Aldy Istanzia Wiguna
PERSATUAN ISLAM DAN BAHASA
INDONESIA
Dalam
perjalanan usianya yang nyaris mencapai satu abad ini. Persatuan Islam telah
memberikan banyak kontribusi dalam perjalanan sejarah republik. Salah satu yang
terkenang dan sering terluputkan adalah kontribusi Persatuan Islam dalam bidang
bahasa khususnya dalam penggunaan bahasa Indonesia (bahasa Melayu) pada medio
awal kehadirannya.
Hal
ini terungkap dari bahasa yang dipilih para founding father Persis pada tahun
1923 ketika pertama kali mendirikan Persis. Dimana para founding father ini
justru memberi nama organisasi yang didirikannya dengan menggunakan bahasa
Melayu bukan dengan bahasa Arab seperti Muhammadiyah, Nahdlatul Ulama, Sarekat
Islam, Jam’iyyatul Khair, Al-Irsyad, Mathlaul Anwar dll.
SASTRA DALAM RAHIM PERSATUAN
ISLAM
Bila
menilik pada perjalanan intelektualnya. Dakwah Persatuan Islam tidak hanya
didominasi oleh perdebatan-perdebatan saja. Melainkan menyentuh pula dakwah
budaya. Hal ini terlihat dari hadirnya beberapa sajak yang dipublikasikan di
majalah Pembela Islam yang merupakan majalah tertua di Persatuan Islam. Sajak
pertama yang dipublikasikan di majalah tersebut berjudul ‘Sadarlah’ yang
ditulis seorang penulis bernama Nasbiroe.
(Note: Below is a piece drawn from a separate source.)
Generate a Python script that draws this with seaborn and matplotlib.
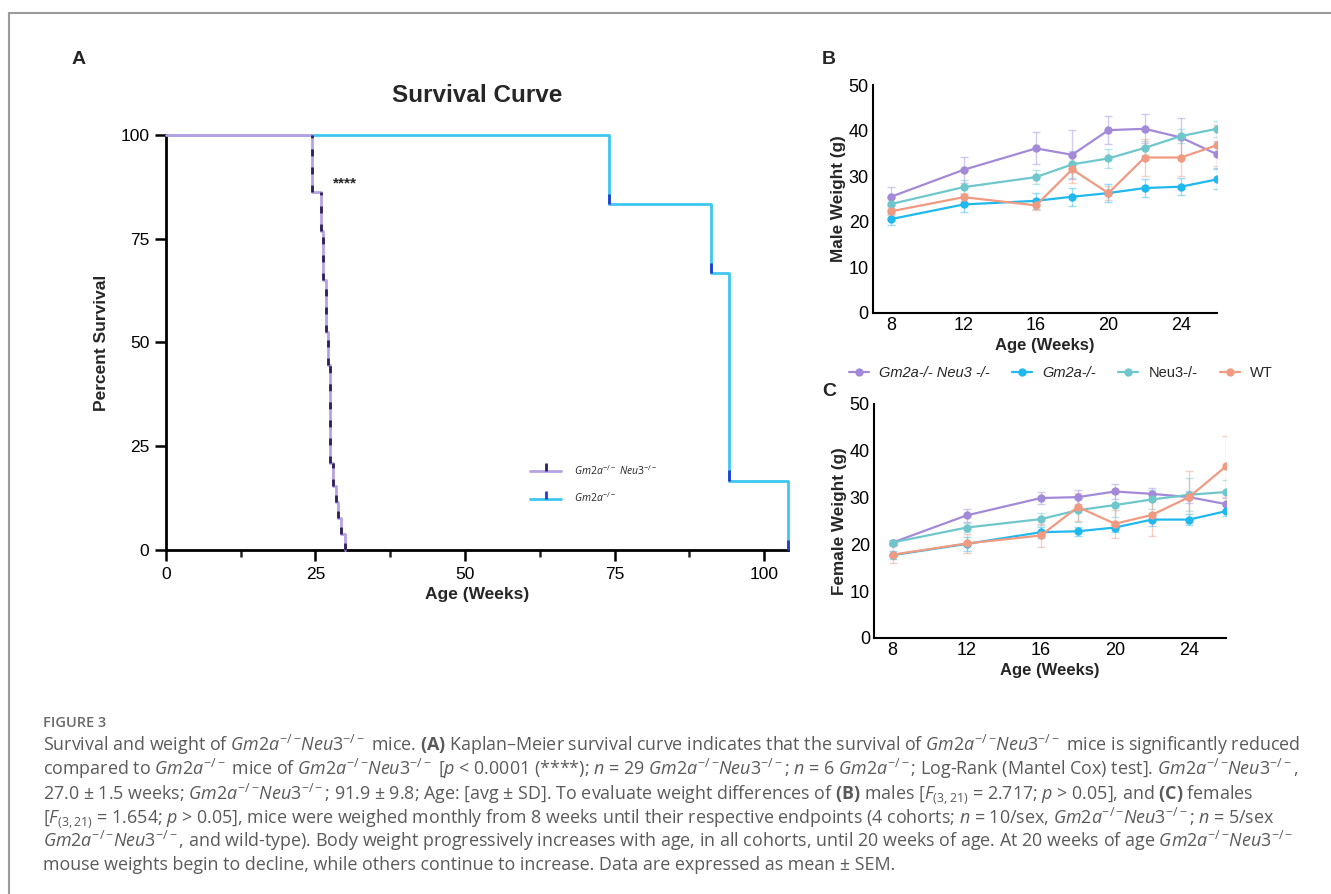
import numpy as np
import pandas as pd
import matplotlib.pyplot as plt
import seaborn as sns
from matplotlib.lines import Line2D
from matplotlib.path import Path

# ---- survival data (Kaplan-Meier steps) ----
dko_weeks = [0, 24.4, 25.9, 26.3, 26.8, 27.1, 27.5, 28.0, 28.4, 28.7, 29.3, 29.9]
dko_surv = [100, 86.2, 76.9, 65.0, 52.6, 44.6, 21.0, 15.5, 11.5, 7.7, 3.8, 0]
gm2a_weeks = [0, 74.1, 91.2, 94.1, 104.0]
gm2a_surv = [100, 83.3, 66.7, 16.7, 0]

# ---- weight data (mean +/- SEM) ----
ages = [8, 12, 16, 18, 20, 22, 24, 26]
genotypes = ["Gm2a-/- Neu3 -/-", "Gm2a-/-", "Neu3-/-", "WT"]

male_dko = [25.5, 31.4, 36.1, 34.7, 40.1, 40.4, 38.5, 34.8]
male_gm2a = [20.6, 23.8, 24.6, 25.5, 26.3, 27.4, 27.7, 29.3]
male_neu3 = [23.9, 27.6, 29.8, 32.6, 33.9, 36.2, 38.8, 40.4]
male_wt = [22.3, 25.4, 23.6, 31.5, 26.3, 34.1, 34.1, 36.8]
male_dko_sem = [2.1, 2.8, 3.5, 5.4, 3.0, 3.2, 4.3, 3.0]
male_gm2a_sem = [1.2, 1.7, 1.8, 2.0, 2.0, 1.9, 1.9, 2.2]
male_neu3_sem = [1.3, 1.5, 1.6, 3.0, 2.0, 1.5, 1.5, 1.8]
male_wt_sem = [0.8, 1.0, 1.0, 3.0, 1.5, 4.0, 4.0, 4.5]

female_dko = [20.4, 26.2, 29.9, 30.1, 31.3, 30.8, 30.1, 28.6]
female_gm2a = [17.7, 20.1, 22.6, 22.8, 23.6, 25.3, 25.3, 27.1]
female_neu3 = [20.4, 23.6, 25.4, 27.3, 28.4, 29.6, 30.6, 31.2]
female_wt = [17.8, 20.2, 21.9, 28.0, 24.4, 26.3, 30.1, 36.7]
female_dko_sem = [0.5, 1.4, 1.3, 1.5, 1.6, 1.3, 1.2, 1.3]
female_gm2a_sem = [0.8, 1.5, 1.2, 1.0, 1.0, 1.3, 1.2, 1.0]
female_neu3_sem = [0.5, 1.0, 1.3, 2.5, 2.5, 2.0, 3.5, 2.5]
female_wt_sem = [1.8, 2.0, 2.5, 3.0, 3.0, 4.5, 5.5, 6.5]

palette = {"Gm2a-/- Neu3 -/-": "#a38ad8", "Gm2a-/-": "#1fb8ef",
           "Neu3-/-": "#6fc7cc", "WT": "#f09a82"}
lav = "#b6a2e2"
sky = "#3dc6f0"


def long_table(means, sems):
    rows = []
    for g, m, s in zip(genotypes, means, sems):
        for a, v, e in zip(ages, m, s):
            rows.append({"Age": a, "Weight": v, "SEM": e, "Genotype": g})
    return pd.DataFrame(rows)


male_df = long_table([male_dko, male_gm2a, male_neu3, male_wt],
                     [male_dko_sem, male_gm2a_sem, male_neu3_sem, male_wt_sem])
female_df = long_table([female_dko, female_gm2a, female_neu3, female_wt],
                       [female_dko_sem, female_gm2a_sem, female_neu3_sem, female_wt_sem])

sns.set_style("ticks")
plt.rcParams["font.family"] = ["Liberation Sans", "DejaVu Sans"]
plt.rcParams["mathtext.fontset"] = "custom"
plt.rcParams["mathtext.rm"] = "Open Sans"
plt.rcParams["mathtext.it"] = "Open Sans:italic"
plt.rcParams["mathtext.bf"] = "Open Sans:bold"

fig = plt.figure(figsize=(13.31, 8.94), dpi=100)

# ---------------- Panel A ----------------
ax_a = fig.add_axes([0.1247, 0.3848, 0.4673, 0.4642])
surv_df = pd.DataFrame({"Age": dko_weeks, "Survival": dko_surv})
sns.lineplot(data=surv_df, x="Age", y="Survival", ax=ax_a, estimator=None,
             drawstyle="steps-post", color=lav, lw=2, clip_on=False, zorder=3)
gm_df = pd.DataFrame({"Age": gm2a_weeks, "Survival": gm2a_surv})
sns.lineplot(data=gm_df, x="Age", y="Survival", ax=ax_a, estimator=None,
             drawstyle="steps-post", color=sky, lw=2, clip_on=False, zorder=2)
# tick marks along the drops
ax_a.vlines(dko_weeks[1:], dko_surv[1:], dko_surv[:-1], colors="#2e1f5e",
            linestyles=(0, (2.5, 4)), lw=2, zorder=4, clip_on=False)
ax_a.vlines(gm2a_weeks[1:], gm2a_surv[1:], np.array(gm2a_surv[1:]) + 2.5,
            colors="#1f3fd6", lw=2, zorder=4, clip_on=False)

ax_a.set_xlim(0, 104)
ax_a.set_ylim(0, 100)
ax_a.set_xticks([0, 25, 50, 75, 100])
ax_a.set_xticks([12.5, 37.5, 62.5, 87.5], minor=True)
ax_a.set_yticks([0, 25, 50, 75, 100])
ax_a.tick_params(axis="both", which="major", direction="out", length=8, width=1.8,
                 labelsize=12.5, colors="black", pad=4)
ax_a.tick_params(axis="x", which="minor", direction="out", length=5, width=1.8)
ax_a.set_xlabel("Age (Weeks)", fontsize=12.5, fontweight="bold", labelpad=4)
ax_a.set_ylabel("Percent Survival", fontsize=12.5, fontweight="bold", labelpad=8)
ax_a.set_title("Survival Curve", fontsize=17.5, fontweight="bold", pad=24)
for sp in ["top", "right"]:
    ax_a.spines[sp].set_visible(False)
for sp in ["left", "bottom"]:
    ax_a.spines[sp].set_linewidth(2)
    ax_a.spines[sp].set_color("black")
ax_a.text(30.0, 88.2, "****", fontsize=11, fontweight="bold", ha="center", va="center")

tick_up = Path([(0, 0), (0, 1)])
a_handles = [
    Line2D([], [], color=lav, lw=2, marker=tick_up, markersize=12,
           markeredgecolor="#2e1f5e", markeredgewidth=2),
    Line2D([], [], color=sky, lw=2, marker=tick_up, markersize=12,
           markeredgecolor="#1f3fd6", markeredgewidth=2),
]
a_labels = [r"$\mathit{Gm2a}^{-/-}\ \mathit{Neu3}^{-/-}$", r"$\mathit{Gm2a}^{-/-}$"]
ax_a.legend(a_handles, a_labels, loc="center left", bbox_to_anchor=(0.57, 0.16),
            frameon=False, fontsize=7.5, handlelength=3.0, labelspacing=1.3,
            numpoints=1, handletextpad=1.2)


# ---------------- Panels B & C ----------------
def weight_panel(ax, df, ylabel):
    sns.lineplot(data=df, x="Age", y="Weight", hue="Genotype", palette=palette,
                 hue_order=genotypes, marker="o", markersize=6, markeredgewidth=0,
                 lw=1.6, estimator=None, legend=False, ax=ax, zorder=3)
    for g in genotypes:
        sub = df[df["Genotype"] == g]
        ax.errorbar(sub["Age"], sub["Weight"], yerr=sub["SEM"], fmt="none",
                    ecolor=palette[g], alpha=0.45, elinewidth=1, capsize=3,
                    capthick=1, zorder=2)
    ax.set_xlim(7, 26)
    ax.set_ylim(0, 50)
    ax.set_xticks([8, 12, 16, 20, 24])
    ax.set_yticks([0, 10, 20, 30, 40, 50])
    ax.tick_params(axis="both", direction="out", length=0, labelsize=13,
                   colors="black", pad=3)
    ax.set_xlabel("Age (Weeks)", fontsize=12, fontweight="bold", labelpad=3)
    ax.set_ylabel(ylabel, fontsize=12.3, fontweight="bold", labelpad=2)
    for sp in ["top", "right"]:
        ax.spines[sp].set_visible(False)
    for sp in ["left", "bottom"]:
        ax.spines[sp].set_linewidth(1.5)
        ax.spines[sp].set_color("black")


ax_b = fig.add_axes([0.6559, 0.6499, 0.2585, 0.255])
weight_panel(ax_b, male_df, "Male Weight (g)")
ax_c = fig.add_axes([0.6567, 0.2864, 0.2645, 0.2617])
weight_panel(ax_c, female_df, "Female Weight (g)")

bc_handles = [Line2D([], [], color=palette[g], lw=1.6, marker="o", markersize=6,
                     markeredgewidth=0) for g in genotypes]
leg = fig.legend(bc_handles, genotypes, loc="center", bbox_to_anchor=(0.797, 0.583),
                 ncol=4, frameon=False, fontsize=10.5, handlelength=1.4,
                 columnspacing=1.5, handletextpad=0.7)
for t in leg.get_texts()[:2]:
    t.set_style("italic")

# panel letters
fig.text(72 / 1331, 1 - 60 / 894, "A", fontsize=14, fontweight="bold", va="center")
fig.text(822 / 1331, 1 - 60 / 894, "B", fontsize=14, fontweight="bold", va="center")
fig.text(822 / 1331, 1 - 392 / 894, "C", fontsize=14, fontweight="bold", va="center")

# frame lines
fig.add_artist(Line2D([9 / 1331, 1], [1 - 13 / 894, 1 - 13 / 894], color="#9a9a9a", lw=1.5))
fig.add_artist(Line2D([9 / 1331, 9 / 1331], [0, 1 - 13 / 894], color="#9a9a9a", lw=1.5))

# caption
GN = r"$\mathit{Gm2a}^{-/-}\!\mathit{Neu3}^{-/-}$"
G = r"$\mathit{Gm2a}^{-/-}$"
caption = [
    "Survival and weight of " + GN + r" mice. $\mathbf{(A)}$ Kaplan–Meier survival curve indicates that the survival of "
    + GN + " mice is significantly reduced",
    "compared to " + G + " mice of " + GN + r" [$\mathit{p}$ < 0.0001 (****); $\mathit{n}$ = 29 " + GN
    + r"; $\mathit{n}$ = 6 " + G + "; Log-Rank (Mantel Cox) test]. " + GN + ",",
    "27.0 ± 1.5 weeks; " + GN + r"; 91.9 ± 9.8; Age: [avg ± SD]. To evaluate weight differences of $\mathbf{(B)}$ males [$\mathit{F}_{(3,21)}$ = 2.717; $\mathit{p}$ > 0.05], and $\mathbf{(C)}$ females",
    r"[$\mathit{F}_{(3,21)}$ = 1.654; $\mathit{p}$ > 0.05], mice were weighed monthly from 8 weeks until their respective endpoints (4 cohorts; $\mathit{n}$ = 10/sex, "
    + GN + r"; $\mathit{n}$ = 5/sex",
    GN + ", and wild-type). Body weight progressively increases with age, in all cohorts, until 20 weeks of age. At 20 weeks of age " + GN,
    "mouse weights begin to decline, while others continue to increase. Data are expressed as mean ± SEM.",
]
fig.text(43 / 1331, 1 - 723 / 894, "FIGURE 3", fontsize=10.5, color="#6a6a6a",
         family="Open Sans", fontweight="semibold", va="center")
for i, line in enumerate(caption):
    y = 745 + i * 24
    fig.text(43 / 1331, 1 - y / 894, line, fontsize=12.85, color="#5a5a5a",
             family="Open Sans", va="center")

fig.savefig("out.png", dpi=100)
Sebuah sajak yang menyeru kepada
sekalian kaum muslimin di Nusantara untuk bersikap terhadap persoalan agama
yang saat itu dilecehkan oleh kaum sekuler melalui media massanya yakni Djawa
Hisworo.
Selain
itu, masih di majalah Pembela Islam pula ditemukan sajak yang ditulis oleh Buya
Hamka dalam rangka mengenang perjuangan seorang Umar Mukhtar, pejuang muslim
dari Afrika.
Selain
sajak, pada tahun 1930-an pula terbit roman perdana bapak Mohammad Natsir yang
berjudul ‘Salah Jalan’.
Lalu
sekitar tahun 1950-an guru utama Persatuan Islam yakni Ahmad Hassan menerbitkan
kumpulan sajaknya sebanyak dua jilid yang diberi judul ‘Sjair’ dan
kumpulan pepatahnya yang dipublikasikan melalui majalah Pembela Islam dengan
judul ‘Kitab Pepatah’ sebanyak dua jilid. Selain menulis Sjair, Ahmad
Hassan pun tercatat menulis kumpulan cerita pendek yang diberi judul Tertawa
sebanyak empat jilid dan kumpulan nasihat sebanyak 4 jilid pula yang diberi
judul Hai Puteraku, Hai Puteriku, Hai Cucuku, dan Hai Anakku.
Selain
itu, konsepsi dakwah melalui kebudayaan di Persatuan Islam rupanya telah
dirumuskan oleh KH M Isa Anshary yang mana rumusan tersebut disempurnakan oleh
Pak Natsir dalam bukunya yang berjudul ‘Capita Selecta’.
Melihat
sekilas perjalanan sejarah tersebut menarik bila disimpulkan bahwa dakwah
melalui kebudayaan khususnya sastra telah mengakar kuat dalam perjalanan
sejarah Persatuan Islam.
GENEALOGI
ULAMA BUDAYAWAN PERSIS
Bila
ditelusuri lebih jauh, untuk genealogi ulama budayawan di Persatuan Islam
bermuara pada dua titik yakni genealogi Bandung yang diwakili oleh Ust
Abdurrahman dan genealogi Bangil yang diwakili oleh Ust Abdul Qadir Hassan. Kedua
genealogi ini tersambung secara langsung kepada Ahmad Hassan sebagai guru
utama. Dari kedua sosok ini, lahirlah banyak ulama dan intelektual Persatuan
Islam yang menyusun karya budaya baik karya sastra maupun karya lainnya. Adapun
dari genealogi Bandung atau murid-murid Ustadz Abdurrahman yang tercatat
menulis karya sastra adalah E Abdullah, E Saifuddin Anshary (putera Pak Isa
Anshary), Maman Nurzaman Romly, Utsman Sholehuddin, Suraedi, Syarief Sukandy,
Wawan Shafwan Sholehuddin, Enung Nurhayati dan Rudi Rusyana. Adapun dari
genealogi Bangil atau murid-murid Ust Abdul Qadir Hassan yang menulis karya
sastra antara lain Abidah El Khalieqy dan Ahmad David Khalilurrahman.